Start of Source material

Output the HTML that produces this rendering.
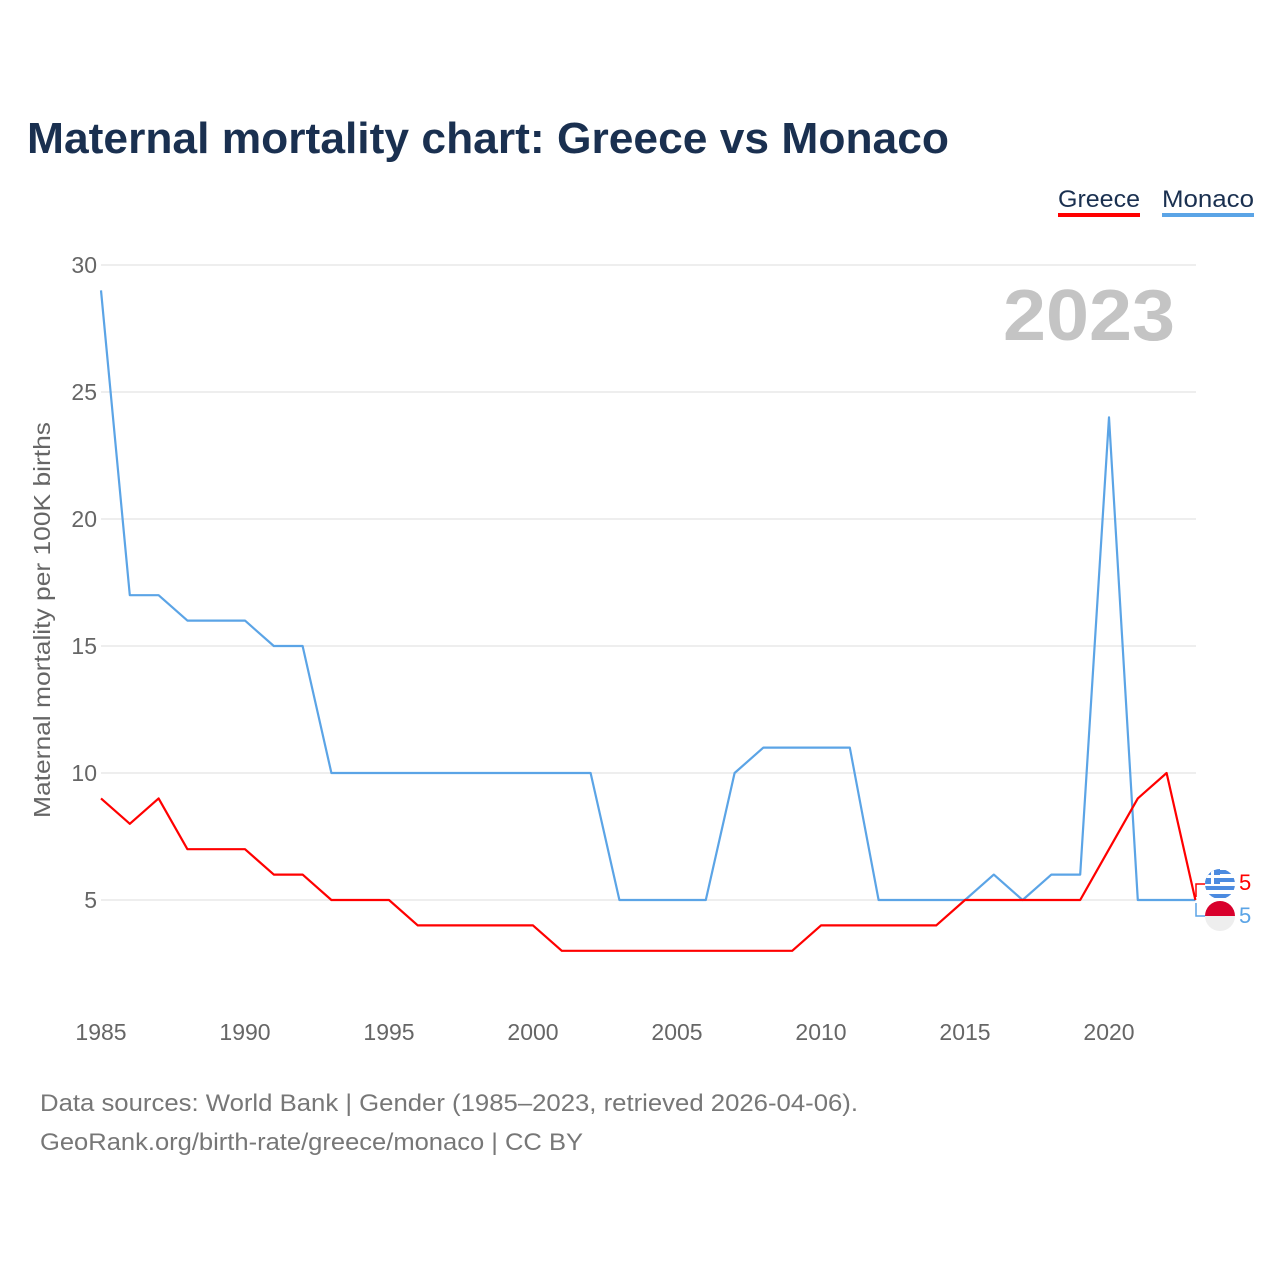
<!DOCTYPE html>
<html><head><meta charset="utf-8"><style>
body{margin:0;background:#fff;font-family:"Liberation Sans",sans-serif}
</style></head><body>
<svg id="chart" width="1280" height="1280" xmlns="http://www.w3.org/2000/svg">
<text x="27" y="153" font-size="44" font-weight="bold" fill="#1a3050" textLength="922" lengthAdjust="spacingAndGlyphs">Maternal mortality chart: Greece vs Monaco</text>
<g>
<text x="1058" y="207" font-size="24" fill="#1a3050" textLength="82" lengthAdjust="spacingAndGlyphs">Greece</text>
<rect x="1058" y="213" width="82" height="4" fill="#ff0000"/>
<text x="1162" y="207" font-size="24" fill="#1a3050" textLength="92" lengthAdjust="spacingAndGlyphs">Monaco</text>
<rect x="1162" y="213" width="92" height="4" fill="#5ba4e6"/>
</g>
<text x="1175" y="340" font-size="72" font-weight="bold" fill="#c4c4c4" text-anchor="end" textLength="172" lengthAdjust="spacingAndGlyphs">2023</text>
<text transform="translate(50,620) rotate(-90)" font-size="23" fill="#666" text-anchor="middle" textLength="396" lengthAdjust="spacingAndGlyphs">Maternal mortality per 100K births</text>
<g id="grid"></g><g id="lines"></g>
<g>
<path d="M1206 884 H1196 V897" stroke="#ff0000" stroke-width="1.5" fill="none"/>
<path d="M1196 903 V916 H1206" stroke="#5ba4e6" stroke-width="1.5" fill="none"/>
<clipPath id="cg"><circle cx="1220" cy="884" r="15"/></clipPath>
<g clip-path="url(#cg)">
<rect x="1205" y="869" width="30" height="30" fill="#fff"/>
<rect x="1205" y="870" width="30" height="4" fill="#4c8be0"/><rect x="1205" y="878" width="30" height="4" fill="#4c8be0"/><rect x="1205" y="886" width="30" height="4" fill="#4c8be0"/><rect x="1205" y="894" width="30" height="4" fill="#4c8be0"/>
<rect x="1205" y="869" width="15" height="15" fill="#4c8be0"/><rect x="1205" y="875" width="15" height="3" fill="#fff"/><rect x="1211" y="869" width="3" height="15" fill="#fff"/>
</g>
<clipPath id="cm"><circle cx="1220" cy="916" r="15"/></clipPath>
<g clip-path="url(#cm)">
<rect x="1205" y="901" width="30" height="15" fill="#d8002c"/><rect x="1205" y="916" width="30" height="15" fill="#eee"/>
</g>
<text x="1239" y="890" font-size="22" fill="#ff0000">5</text>
<text x="1239" y="923" font-size="22" fill="#5ba4e6">5</text>
</g>
<text x="40" y="1111" font-size="24" fill="#777" textLength="818" lengthAdjust="spacingAndGlyphs">Data sources: World Bank | Gender (1985–2023, retrieved 2026-04-06).</text>
<text x="40" y="1150" font-size="24" fill="#777" textLength="543" lengthAdjust="spacingAndGlyphs">GeoRank.org/birth-rate/greece/monaco | CC BY</text>
</svg>
<script>
const years=[1985,1986,1987,1988,1989,1990,1991,1992,1993,1994,1995,1996,1997,1998,1999,2000,2001,2002,2003,2004,2005,2006,2007,2008,2009,2010,2011,2012,2013,2014,2015,2016,2017,2018,2019,2020,2021,2022,2023];
const greece=[9,8,9,7,7,7,6,6,5,5,5,4,4,4,4,4,3,3,3,3,3,3,3,3,3,4,4,4,4,4,5,5,5,5,5,7,9,10,5];
const monaco=[29,17,17,16,16,16,15,15,10,10,10,10,10,10,10,10,10,10,5,5,5,5,10,11,11,11,11,5,5,5,5,6,5,6,6,24,5,5,5];
const yTicks=[5,10,15,20,25,30];
const xTicks=[1985,1990,1995,2000,2005,2010,2015,2020];
const X=y=>101+(y-1985)*28.8;
const Y=v=>1027-v*25.4;
const NS="http://www.w3.org/2000/svg";
const grid=document.getElementById('grid'),lines=document.getElementById('lines');
function mk(tag,attrs,parent){const e=document.createElementNS(NS,tag);for(const k in attrs)e.setAttribute(k,attrs[k]);parent.appendChild(e);return e;}
yTicks.forEach(t=>{
  const l=mk('line',{x1:101,x2:1196,y1:Y(t),y2:Y(t),stroke:'#e8e8e8','stroke-width':1.5},grid);
  
  
  const tx=mk('text',{x:97,y:Y(t)+8,'font-size':23,fill:'#666','text-anchor':'end'},grid);
  tx.textContent=t;
  
  
});
xTicks.forEach(t=>{
  const tx=mk('text',{x:X(t),y:1040,'font-size':23,fill:'#666','text-anchor':'middle'},grid);
  tx.textContent=t;
  
  
});
function series(vals,color,name){
  const d=vals.map((v,i)=>(i?'L':'M')+X(years[i])+' '+Y(v)).join(' ');
  const p=mk('path',{d:d,fill:'none',stroke:color,'stroke-width':2.2,'stroke-linejoin':'round'},lines);
  
  
}
series(monaco,'#5ba4e6','monaco-line');
series(greece,'#ff0000','greece-line');
</script>
</body></html>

End of Source material

### What is being asked
Copy every line of the data exactly as written, excluding the pictures.

### Response to the task
Output the HTML that produces this rendering.
<!DOCTYPE html>
<html><head><meta charset="utf-8"><style>
body{margin:0;background:#fff;font-family:"Liberation Sans",sans-serif}
</style></head><body>
<svg id="chart" width="1280" height="1280" xmlns="http://www.w3.org/2000/svg">
<text x="27" y="153" font-size="44" font-weight="bold" fill="#1a3050" textLength="922" lengthAdjust="spacingAndGlyphs">Maternal mortality chart: Greece vs Monaco</text>
<g>
<text x="1058" y="207" font-size="24" fill="#1a3050" textLength="82" lengthAdjust="spacingAndGlyphs">Greece</text>
<rect x="1058" y="213" width="82" height="4" fill="#ff0000"/>
<text x="1162" y="207" font-size="24" fill="#1a3050" textLength="92" lengthAdjust="spacingAndGlyphs">Monaco</text>
<rect x="1162" y="213" width="92" height="4" fill="#5ba4e6"/>
</g>
<text x="1175" y="340" font-size="72" font-weight="bold" fill="#c4c4c4" text-anchor="end" textLength="172" lengthAdjust="spacingAndGlyphs">2023</text>
<text transform="translate(50,620) rotate(-90)" font-size="23" fill="#666" text-anchor="middle" textLength="396" lengthAdjust="spacingAndGlyphs">Maternal mortality per 100K births</text>
<g id="grid"></g><g id="lines"></g>
<g>
<path d="M1206 884 H1196 V897" stroke="#ff0000" stroke-width="1.5" fill="none"/>
<path d="M1196 903 V916 H1206" stroke="#5ba4e6" stroke-width="1.5" fill="none"/>
<clipPath id="cg"><circle cx="1220" cy="884" r="15"/></clipPath>
<g clip-path="url(#cg)">
<rect x="1205" y="869" width="30" height="30" fill="#fff"/>
<rect x="1205" y="870" width="30" height="4" fill="#4c8be0"/><rect x="1205" y="878" width="30" height="4" fill="#4c8be0"/><rect x="1205" y="886" width="30" height="4" fill="#4c8be0"/><rect x="1205" y="894" width="30" height="4" fill="#4c8be0"/>
<rect x="1205" y="869" width="15" height="15" fill="#4c8be0"/><rect x="1205" y="875" width="15" height="3" fill="#fff"/><rect x="1211" y="869" width="3" height="15" fill="#fff"/>
</g>
<clipPath id="cm"><circle cx="1220" cy="916" r="15"/></clipPath>
<g clip-path="url(#cm)">
<rect x="1205" y="901" width="30" height="15" fill="#d8002c"/><rect x="1205" y="916" width="30" height="15" fill="#eee"/>
</g>
<text x="1239" y="890" font-size="22" fill="#ff0000">5</text>
<text x="1239" y="923" font-size="22" fill="#5ba4e6">5</text>
</g>
<text x="40" y="1111" font-size="24" fill="#777" textLength="818" lengthAdjust="spacingAndGlyphs">Data sources: World Bank | Gender (1985–2023, retrieved 2026-04-06).</text>
<text x="40" y="1150" font-size="24" fill="#777" textLength="543" lengthAdjust="spacingAndGlyphs">GeoRank.org/birth-rate/greece/monaco | CC BY</text>
</svg>
<script>
const years=[1985,1986,1987,1988,1989,1990,1991,1992,1993,1994,1995,1996,1997,1998,1999,2000,2001,2002,2003,2004,2005,2006,2007,2008,2009,2010,2011,2012,2013,2014,2015,2016,2017,2018,2019,2020,2021,2022,2023];
const greece=[9,8,9,7,7,7,6,6,5,5,5,4,4,4,4,4,3,3,3,3,3,3,3,3,3,4,4,4,4,4,5,5,5,5,5,7,9,10,5];
const monaco=[29,17,17,16,16,16,15,15,10,10,10,10,10,10,10,10,10,10,5,5,5,5,10,11,11,11,11,5,5,5,5,6,5,6,6,24,5,5,5];
const yTicks=[5,10,15,20,25,30];
const xTicks=[1985,1990,1995,2000,2005,2010,2015,2020];
const X=y=>101+(y-1985)*28.8;
const Y=v=>1027-v*25.4;
const NS="http://www.w3.org/2000/svg";
const grid=document.getElementById('grid'),lines=document.getElementById('lines');
function mk(tag,attrs,parent){const e=document.createElementNS(NS,tag);for(const k in attrs)e.setAttribute(k,attrs[k]);parent.appendChild(e);return e;}
yTicks.forEach(t=>{
  const l=mk('line',{x1:101,x2:1196,y1:Y(t),y2:Y(t),stroke:'#e8e8e8','stroke-width':1.5},grid);
  
  
  const tx=mk('text',{x:97,y:Y(t)+8,'font-size':23,fill:'#666','text-anchor':'end'},grid);
  tx.textContent=t;
  
  
});
xTicks.forEach(t=>{
  const tx=mk('text',{x:X(t),y:1040,'font-size':23,fill:'#666','text-anchor':'middle'},grid);
  tx.textContent=t;
  
  
});
function series(vals,color,name){
  const d=vals.map((v,i)=>(i?'L':'M')+X(years[i])+' '+Y(v)).join(' ');
  const p=mk('path',{d:d,fill:'none',stroke:color,'stroke-width':2.2,'stroke-linejoin':'round'},lines);
  
  
}
series(monaco,'#5ba4e6','monaco-line');
series(greece,'#ff0000','greece-line');
</script>
</body></html>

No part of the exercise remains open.